The time soldiers often required digi-doubles. Seaman notes, “There were real-life stunt actors in time soldier outfits that they digitally scanned on set. They then sent us the data, and we recreated digital versions of the stuntmen in their costumes. We did a couple of varieties of them holding their weapons in different ways with slightly different imperfections to their armor. We then modeled and rigged the hover platforms to their feet. The team had done a really good job of filming the stunt performers through the sequence, but sometimes they were not going quite fast enough. So, in a lot of cases, we digitally re-produced them, using the footage as a reference to see how they moved and how their costumes reacted to the environment, but ultimately digitally replacing them to make them go faster.”
Digi-doubles were also used as replacements for actors in aircrafts, especially during the flying scenes. Comments Seaman, “There was also one instance where we had to digitally replace young Adam’s legs. There is a scene where they are plummeting so quickly towards Earth that they had to rig young Adam on wires to make him appear weightless, but to add to the comedy value we added [a boy’s] legs dangling behind him, which really helped to sell the gag of those couple of shots.”
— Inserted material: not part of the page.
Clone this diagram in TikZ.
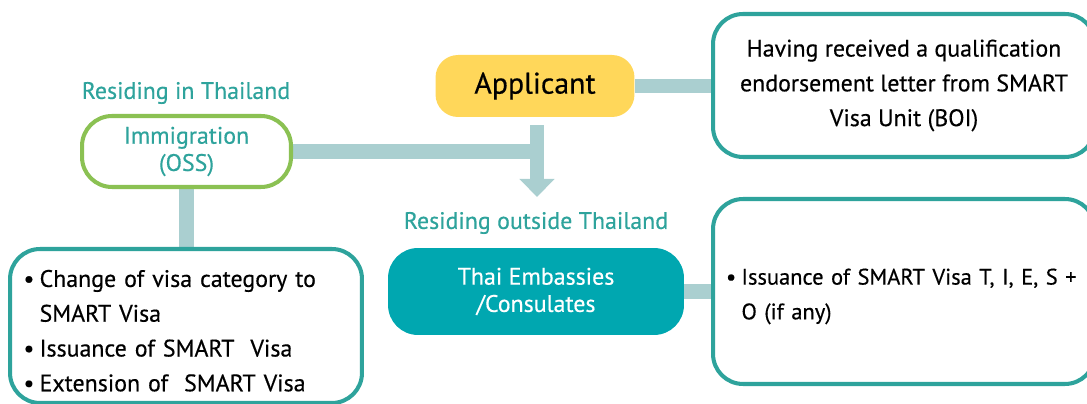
\documentclass[tikz,border=0pt]{standalone}
\usepackage{fontspec}
\setmainfont{PT Sans}[UprightFeatures={FakeBold=0.4}]
\usetikzlibrary{arrows.meta,backgrounds}
\definecolor{boxteal}{HTML}{2EA39C}
\definecolor{linkteal}{HTML}{AACFD0}
\definecolor{leafgreen}{HTML}{8BC153}
\definecolor{appyellow}{HTML}{FFD75A}
\definecolor{embteal}{HTML}{00A7B0}
\begin{document}
\begin{tikzpicture}[x=0.02cm,y=-0.02cm,
    every node/.style={font=\fontsize{13.6}{19.8}\selectfont},
    box/.style={draw=boxteal,line width=2.3pt,rounded corners=0.6cm,fill=white},
    link/.style={draw=linkteal,line width=8pt},
    side/.style={text=boxteal},
    tight/.style={font=\fontsize{13.6}{15.5}\selectfont}]
  \useasboundingbox (0,0) rectangle (1087,404);
  \clip (0,0) rectangle (1087,404);

  % applicant and letter
  \node[fill=appyellow,rounded corners=0.45cm,minimum width=3.98cm,minimum height=1.24cm,
        font=\fontsize{17}{20}\selectfont] (app) at (535,86) {Applicant};
  \node[box,minimum width=7.64cm,minimum height=2.86cm,align=center] (letter) at (904,85.5)
    {Having received a qualification\\endorsement letter from SMART\\Visa Unit (BOI)};

  % residing in Thailand
  \node[side] (inth) at (186,93) {Residing in Thailand};
  \node[box,tight,draw=leafgreen,text=boxteal,minimum width=4.18cm,minimum height=1.42cm,align=center] (imm) at (186.5,151.5)
    {Immigration\\(OSS)};
  \node[box,minimum width=7.04cm,minimum height=3.08cm,text width=6.5cm,inner xsep=0.27cm] (change) at (186,326)
    {\raisebox{-3.5pt}[\height][\depth]{\begin{tabular}{@{}l@{\hspace{3pt}}l@{}}
       \textbullet & Change of visa category to\\
                   & SMART Visa\\
       \textbullet & Issuance of SMART\ \ Visa\\
       \textbullet & Extension of\ \ SMART Visa
     \end{tabular}}};

  % residing outside Thailand
  \node[side] (outth) at (536,223) {Residing outside Thailand};
  \node[tight,fill=embteal,text=white,rounded corners=0.6cm,minimum width=5.92cm,minimum height=1.74cm,align=center] (emb) at (536,291.5)
    {Thai Embassies\\/Consulates};
  \node[box,minimum width=7.64cm,minimum height=3.7cm,text width=7.12cm,inner xsep=0.26cm,
        font=\fontsize{12.8}{19.8}\selectfont] (issue) at (904,291.5)
    {\raisebox{-2pt}[\height][\depth]{\begin{tabular}{@{}l@{\hspace{3pt}}l@{}}
       \textbullet & Issuance of SMART Visa T, I, E, S +\\
                   & O (if any)
     \end{tabular}}};

  \coordinate (tip) at (537,197);

  \begin{scope}[on background layer]
    \draw[link] (app.east) -- (app.east -| letter.west);
    \draw[link] (imm.east) -- (imm.east -| tip);
    \draw[link,-{Triangle[width=0.68cm,length=0.36cm]}] ([yshift=-0.16cm]app.south -| tip) -- (tip);
    \draw[link] (imm.south) -- (imm.south |- change.north);
    \draw[link] (emb.east) -- (emb.east -| issue.west);
  \end{scope}
\end{tikzpicture}
\end{document}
“We had to use a few film-making tricks, including adding a certain amount of vibration and camera shake to Adam’s jet in particular to give it a more frantic feel. We also used an element of ‘space dust’ through the air, which gave a sense of traveling through something that we could justify as water particles. Anytime that the jets got close to each other, we could justify haze or vapor from the jets washing past and over them. When the Sorian jet starts shooting at the time jet, we’ve got the tracers from the guns, which are able to convey a sense of speed and danger as well.”
—Alexander Seaman, Visual Effects Supervisor, DNEG
DNEG contributed more than 350 shots spread over eight sequences, out of the 1,432 total VFX shots in the movie. The other visual effects studios working on The Adam Project included Scanline VFX, Lola VFX, Supervixen Studios and Clear Angle Studios, and there was an in-house VFX team. Cameron Waldbauer was Special Effects Supervisor.